## Begin
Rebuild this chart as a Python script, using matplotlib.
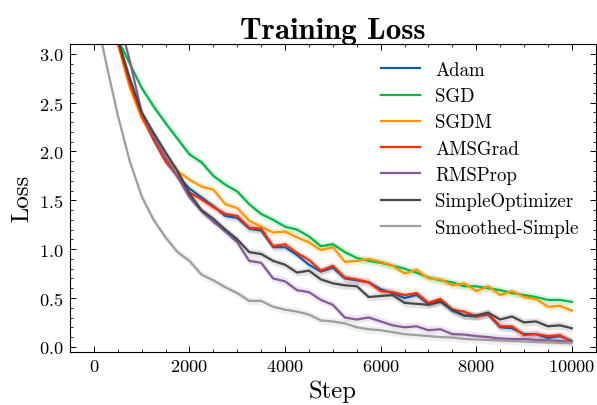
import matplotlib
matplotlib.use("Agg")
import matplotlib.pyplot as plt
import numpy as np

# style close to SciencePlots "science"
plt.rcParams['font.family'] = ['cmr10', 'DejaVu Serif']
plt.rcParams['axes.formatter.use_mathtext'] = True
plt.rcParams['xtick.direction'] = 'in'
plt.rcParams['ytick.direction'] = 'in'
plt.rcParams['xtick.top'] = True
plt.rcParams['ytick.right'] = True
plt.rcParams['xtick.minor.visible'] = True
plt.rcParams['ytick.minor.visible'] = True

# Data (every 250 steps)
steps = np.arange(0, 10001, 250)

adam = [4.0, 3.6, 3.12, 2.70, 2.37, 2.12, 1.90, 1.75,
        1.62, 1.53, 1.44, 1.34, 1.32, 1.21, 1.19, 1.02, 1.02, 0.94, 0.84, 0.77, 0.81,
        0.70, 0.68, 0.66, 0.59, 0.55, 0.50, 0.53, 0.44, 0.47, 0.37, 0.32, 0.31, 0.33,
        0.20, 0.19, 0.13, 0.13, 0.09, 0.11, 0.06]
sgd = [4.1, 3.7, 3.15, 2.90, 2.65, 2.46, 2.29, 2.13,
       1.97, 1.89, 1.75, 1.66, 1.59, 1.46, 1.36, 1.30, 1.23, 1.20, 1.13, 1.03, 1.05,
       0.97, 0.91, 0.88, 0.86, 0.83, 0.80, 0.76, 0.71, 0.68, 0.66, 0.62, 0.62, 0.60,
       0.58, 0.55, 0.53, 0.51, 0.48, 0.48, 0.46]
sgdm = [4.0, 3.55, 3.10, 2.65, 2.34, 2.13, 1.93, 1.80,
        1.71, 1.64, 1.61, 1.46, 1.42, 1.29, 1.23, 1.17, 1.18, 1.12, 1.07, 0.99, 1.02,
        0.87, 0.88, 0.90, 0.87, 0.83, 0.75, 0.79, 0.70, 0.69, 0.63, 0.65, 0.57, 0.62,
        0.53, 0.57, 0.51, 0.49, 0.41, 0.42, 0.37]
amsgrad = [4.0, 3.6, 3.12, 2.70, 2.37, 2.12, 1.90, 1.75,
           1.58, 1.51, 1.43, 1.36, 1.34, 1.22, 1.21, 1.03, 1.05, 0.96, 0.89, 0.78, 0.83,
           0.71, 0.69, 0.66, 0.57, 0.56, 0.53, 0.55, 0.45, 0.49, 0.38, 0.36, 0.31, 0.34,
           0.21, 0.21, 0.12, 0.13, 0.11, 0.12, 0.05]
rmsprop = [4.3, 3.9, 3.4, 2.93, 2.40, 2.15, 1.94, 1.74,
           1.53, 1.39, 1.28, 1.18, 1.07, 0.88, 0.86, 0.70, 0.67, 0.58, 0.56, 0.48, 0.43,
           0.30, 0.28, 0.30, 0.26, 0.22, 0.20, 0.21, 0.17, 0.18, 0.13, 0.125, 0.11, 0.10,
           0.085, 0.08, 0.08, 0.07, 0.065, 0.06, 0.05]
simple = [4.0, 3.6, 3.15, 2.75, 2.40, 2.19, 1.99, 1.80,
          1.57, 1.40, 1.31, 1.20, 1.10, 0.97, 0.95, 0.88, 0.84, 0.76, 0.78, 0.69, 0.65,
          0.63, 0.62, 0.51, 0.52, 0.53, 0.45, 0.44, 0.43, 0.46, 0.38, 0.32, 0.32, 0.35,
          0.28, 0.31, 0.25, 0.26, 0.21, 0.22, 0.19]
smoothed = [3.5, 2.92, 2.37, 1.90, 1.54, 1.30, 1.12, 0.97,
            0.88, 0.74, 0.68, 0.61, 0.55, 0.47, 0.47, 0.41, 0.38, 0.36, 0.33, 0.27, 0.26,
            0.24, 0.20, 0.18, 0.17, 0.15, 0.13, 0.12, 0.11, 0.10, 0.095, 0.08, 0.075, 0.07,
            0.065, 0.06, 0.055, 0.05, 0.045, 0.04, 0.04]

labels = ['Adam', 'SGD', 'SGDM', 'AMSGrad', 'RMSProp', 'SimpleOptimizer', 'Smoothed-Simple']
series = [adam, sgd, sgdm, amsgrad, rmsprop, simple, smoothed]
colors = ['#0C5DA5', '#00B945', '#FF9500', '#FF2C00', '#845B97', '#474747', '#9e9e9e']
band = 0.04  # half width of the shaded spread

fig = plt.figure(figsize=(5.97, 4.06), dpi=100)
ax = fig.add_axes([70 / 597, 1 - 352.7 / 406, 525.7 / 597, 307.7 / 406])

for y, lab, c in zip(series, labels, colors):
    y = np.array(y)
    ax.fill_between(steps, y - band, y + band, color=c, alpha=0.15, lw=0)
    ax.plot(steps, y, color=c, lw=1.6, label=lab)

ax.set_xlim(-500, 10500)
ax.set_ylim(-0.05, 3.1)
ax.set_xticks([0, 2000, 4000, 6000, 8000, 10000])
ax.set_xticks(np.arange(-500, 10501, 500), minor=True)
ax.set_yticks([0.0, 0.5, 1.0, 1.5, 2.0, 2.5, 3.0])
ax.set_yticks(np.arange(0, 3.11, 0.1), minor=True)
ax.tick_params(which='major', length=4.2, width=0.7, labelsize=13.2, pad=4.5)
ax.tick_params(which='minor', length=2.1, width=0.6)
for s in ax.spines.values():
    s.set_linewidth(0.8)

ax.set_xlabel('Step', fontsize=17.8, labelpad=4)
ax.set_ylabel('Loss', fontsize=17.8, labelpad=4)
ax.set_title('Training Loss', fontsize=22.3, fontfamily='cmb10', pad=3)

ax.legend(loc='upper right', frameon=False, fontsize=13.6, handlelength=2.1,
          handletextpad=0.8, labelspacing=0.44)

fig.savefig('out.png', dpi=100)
## End
Copy each line in full and exactly, omitting any picture.

Rebuild this chart as a Python script, using matplotlib.
import matplotlib
matplotlib.use("Agg")
import matplotlib.pyplot as plt
import numpy as np

# style close to SciencePlots "science"
plt.rcParams['font.family'] = ['cmr10', 'DejaVu Serif']
plt.rcParams['axes.formatter.use_mathtext'] = True
plt.rcParams['xtick.direction'] = 'in'
plt.rcParams['ytick.direction'] = 'in'
plt.rcParams['xtick.top'] = True
plt.rcParams['ytick.right'] = True
plt.rcParams['xtick.minor.visible'] = True
plt.rcParams['ytick.minor.visible'] = True

# Data (every 250 steps)
steps = np.arange(0, 10001, 250)

adam = [4.0, 3.6, 3.12, 2.70, 2.37, 2.12, 1.90, 1.75,
        1.62, 1.53, 1.44, 1.34, 1.32, 1.21, 1.19, 1.02, 1.02, 0.94, 0.84, 0.77, 0.81,
        0.70, 0.68, 0.66, 0.59, 0.55, 0.50, 0.53, 0.44, 0.47, 0.37, 0.32, 0.31, 0.33,
        0.20, 0.19, 0.13, 0.13, 0.09, 0.11, 0.06]
sgd = [4.1, 3.7, 3.15, 2.90, 2.65, 2.46, 2.29, 2.13,
       1.97, 1.89, 1.75, 1.66, 1.59, 1.46, 1.36, 1.30, 1.23, 1.20, 1.13, 1.03, 1.05,
       0.97, 0.91, 0.88, 0.86, 0.83, 0.80, 0.76, 0.71, 0.68, 0.66, 0.62, 0.62, 0.60,
       0.58, 0.55, 0.53, 0.51, 0.48, 0.48, 0.46]
sgdm = [4.0, 3.55, 3.10, 2.65, 2.34, 2.13, 1.93, 1.80,
        1.71, 1.64, 1.61, 1.46, 1.42, 1.29, 1.23, 1.17, 1.18, 1.12, 1.07, 0.99, 1.02,
        0.87, 0.88, 0.90, 0.87, 0.83, 0.75, 0.79, 0.70, 0.69, 0.63, 0.65, 0.57, 0.62,
        0.53, 0.57, 0.51, 0.49, 0.41, 0.42, 0.37]
amsgrad = [4.0, 3.6, 3.12, 2.70, 2.37, 2.12, 1.90, 1.75,
           1.58, 1.51, 1.43, 1.36, 1.34, 1.22, 1.21, 1.03, 1.05, 0.96, 0.89, 0.78, 0.83,
           0.71, 0.69, 0.66, 0.57, 0.56, 0.53, 0.55, 0.45, 0.49, 0.38, 0.36, 0.31, 0.34,
           0.21, 0.21, 0.12, 0.13, 0.11, 0.12, 0.05]
rmsprop = [4.3, 3.9, 3.4, 2.93, 2.40, 2.15, 1.94, 1.74,
           1.53, 1.39, 1.28, 1.18, 1.07, 0.88, 0.86, 0.70, 0.67, 0.58, 0.56, 0.48, 0.43,
           0.30, 0.28, 0.30, 0.26, 0.22, 0.20, 0.21, 0.17, 0.18, 0.13, 0.125, 0.11, 0.10,
           0.085, 0.08, 0.08, 0.07, 0.065, 0.06, 0.05]
simple = [4.0, 3.6, 3.15, 2.75, 2.40, 2.19, 1.99, 1.80,
          1.57, 1.40, 1.31, 1.20, 1.10, 0.97, 0.95, 0.88, 0.84, 0.76, 0.78, 0.69, 0.65,
          0.63, 0.62, 0.51, 0.52, 0.53, 0.45, 0.44, 0.43, 0.46, 0.38, 0.32, 0.32, 0.35,
          0.28, 0.31, 0.25, 0.26, 0.21, 0.22, 0.19]
smoothed = [3.5, 2.92, 2.37, 1.90, 1.54, 1.30, 1.12, 0.97,
            0.88, 0.74, 0.68, 0.61, 0.55, 0.47, 0.47, 0.41, 0.38, 0.36, 0.33, 0.27, 0.26,
            0.24, 0.20, 0.18, 0.17, 0.15, 0.13, 0.12, 0.11, 0.10, 0.095, 0.08, 0.075, 0.07,
            0.065, 0.06, 0.055, 0.05, 0.045, 0.04, 0.04]

labels = ['Adam', 'SGD', 'SGDM', 'AMSGrad', 'RMSProp', 'SimpleOptimizer', 'Smoothed-Simple']
series = [adam, sgd, sgdm, amsgrad, rmsprop, simple, smoothed]
colors = ['#0C5DA5', '#00B945', '#FF9500', '#FF2C00', '#845B97', '#474747', '#9e9e9e']
band = 0.04  # half width of the shaded spread

fig = plt.figure(figsize=(5.97, 4.06), dpi=100)
ax = fig.add_axes([70 / 597, 1 - 352.7 / 406, 525.7 / 597, 307.7 / 406])

for y, lab, c in zip(series, labels, colors):
    y = np.array(y)
    ax.fill_between(steps, y - band, y + band, color=c, alpha=0.15, lw=0)
    ax.plot(steps, y, color=c, lw=1.6, label=lab)

ax.set_xlim(-500, 10500)
ax.set_ylim(-0.05, 3.1)
ax.set_xticks([0, 2000, 4000, 6000, 8000, 10000])
ax.set_xticks(np.arange(-500, 10501, 500), minor=True)
ax.set_yticks([0.0, 0.5, 1.0, 1.5, 2.0, 2.5, 3.0])
ax.set_yticks(np.arange(0, 3.11, 0.1), minor=True)
ax.tick_params(which='major', length=4.2, width=0.7, labelsize=13.2, pad=4.5)
ax.tick_params(which='minor', length=2.1, width=0.6)
for s in ax.spines.values():
    s.set_linewidth(0.8)

ax.set_xlabel('Step', fontsize=17.8, labelpad=4)
ax.set_ylabel('Loss', fontsize=17.8, labelpad=4)
ax.set_title('Training Loss', fontsize=22.3, fontfamily='cmb10', pad=3)

ax.legend(loc='upper right', frameon=False, fontsize=13.6, handlelength=2.1,
          handletextpad=0.8, labelspacing=0.44)

fig.savefig('out.png', dpi=100)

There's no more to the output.